Just two-and-a-half months after she died, the Amanda Post Memorial Golf Tournament was inaugurated at the Lomas Santa Fe Country Club. It was organized by Keith McGuire, Greg’s friend and a fellow member of the North Coast Business Group. It’s the chief fundraiser for the scholarships and grants, which are handed out each spring by an eight-member selection committee that includes Greg and Missy. This year’s four-year scholarship recipients are Canyon Crest senior Kelly Bernd, who will run for UCLA, and Cathedral Catholic’s Claire Swafford, who will run for Gonzaga University. The next golf tournament is planned in April 2017 and a new event, a women’s Bunco Bonanza fundraiser, is scheduled for Oct. 1.

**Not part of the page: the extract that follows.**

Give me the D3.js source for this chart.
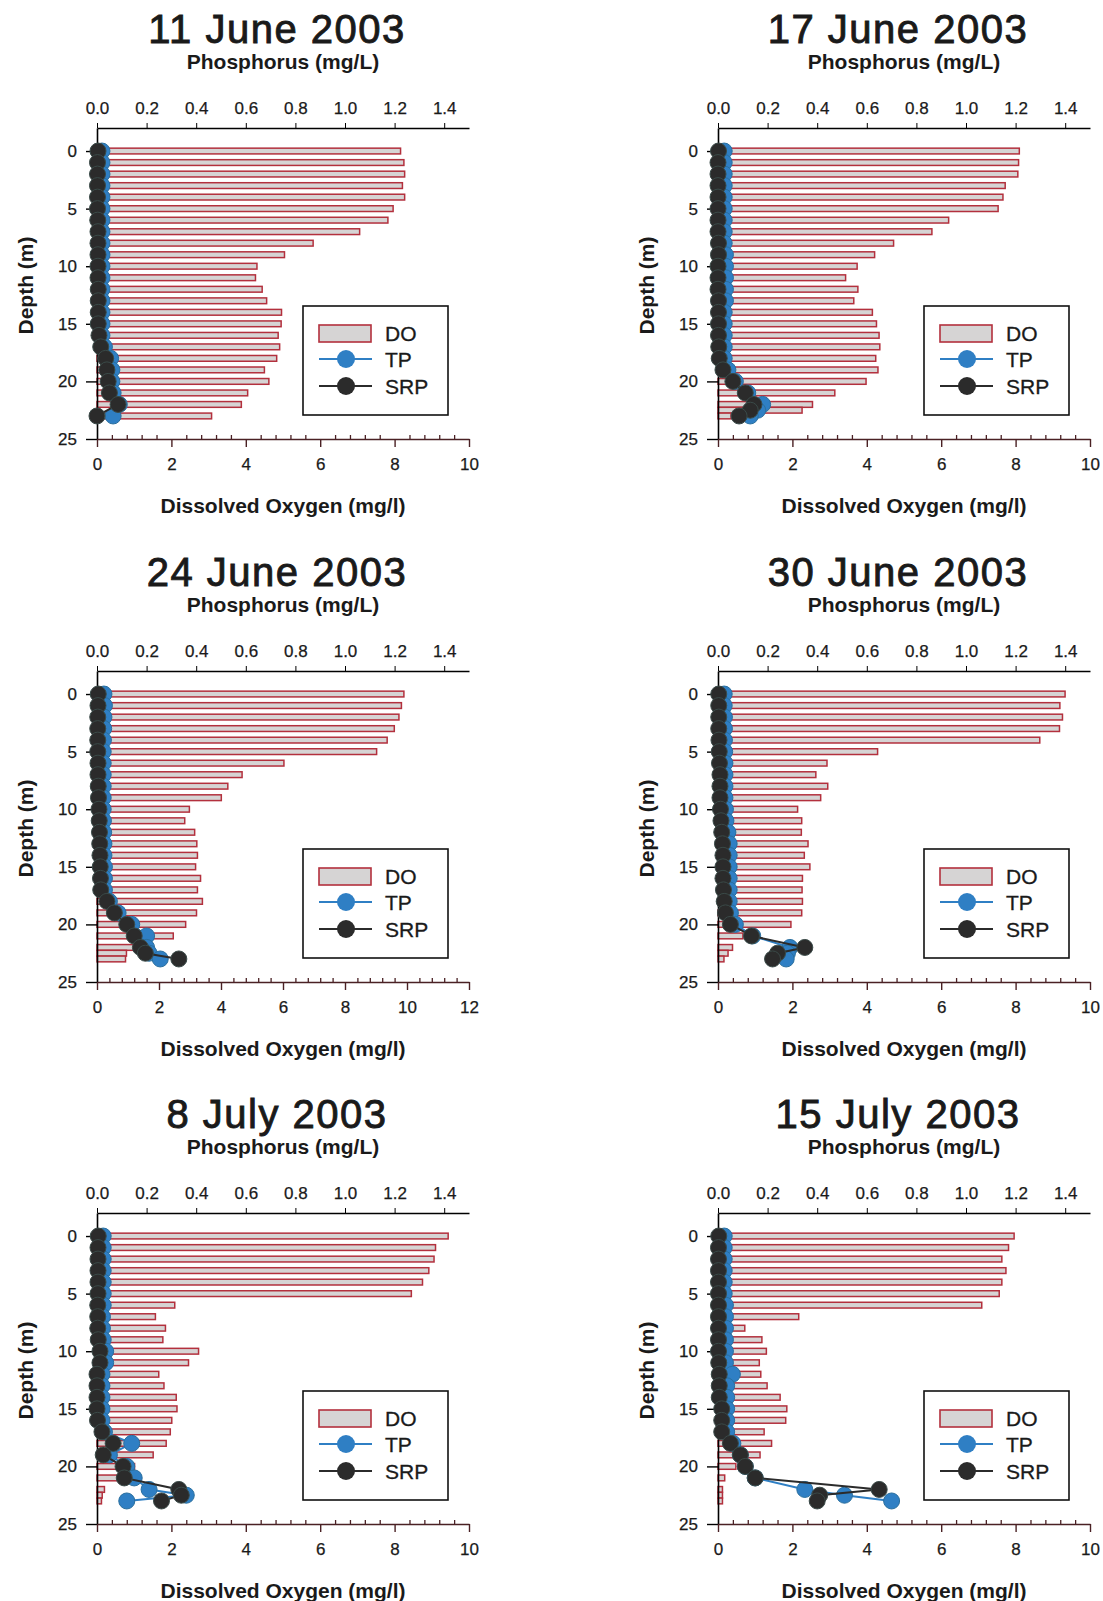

Next week’s Amanda Post Track Meet isn’t a fundraiser but a way to promote Amanda’s favorite sport. Young boys and girls and running teams pay $5 to compete in the events, which include 100-, 400-, 800and 1,600-meter runs and a 4 x 100 relay. Cotter said the first meet last June drew more than 150 youths, and this year they’re hoping to attract 200. Registration is required by Saturday. For details, visit amandapostfoundation. com.
Cotter, who retired from teaching at Mission Estancia Elementary in 2014, has been instrumental in keeping Amanda’s legacy alive at her alma mater. In 2011, he worked with parents and staff to have the school’s track renamed for Amanda.
And with former principal Sharmila Kraft, he established Amanda’s Run. For years, the school has held a celebratory 1-mile run for graduating sixth-graders.
Now the event also includes an 800-meter race in Amanda’s name.
Greg and Missy say the spring months can be emotionally trying with so many events tied to Amanda’s memory. But Greg said he takes solace in knowing Amanda lived a full life in her 18 years and she knew how much she was loved.
After Amanda’s death, one of her girlfriends mailed the couple a sympathy card encouraging them to weigh the choice between having had Amanda for a brief time or not at all.
“It was a profound letter and it moved us deeply,” he said. “She was our child, nobody else’s, and we had the privilege of having her with us for 18 years. What a blessing to have shared those 18 years with this incredible young woman who lit up our lives.”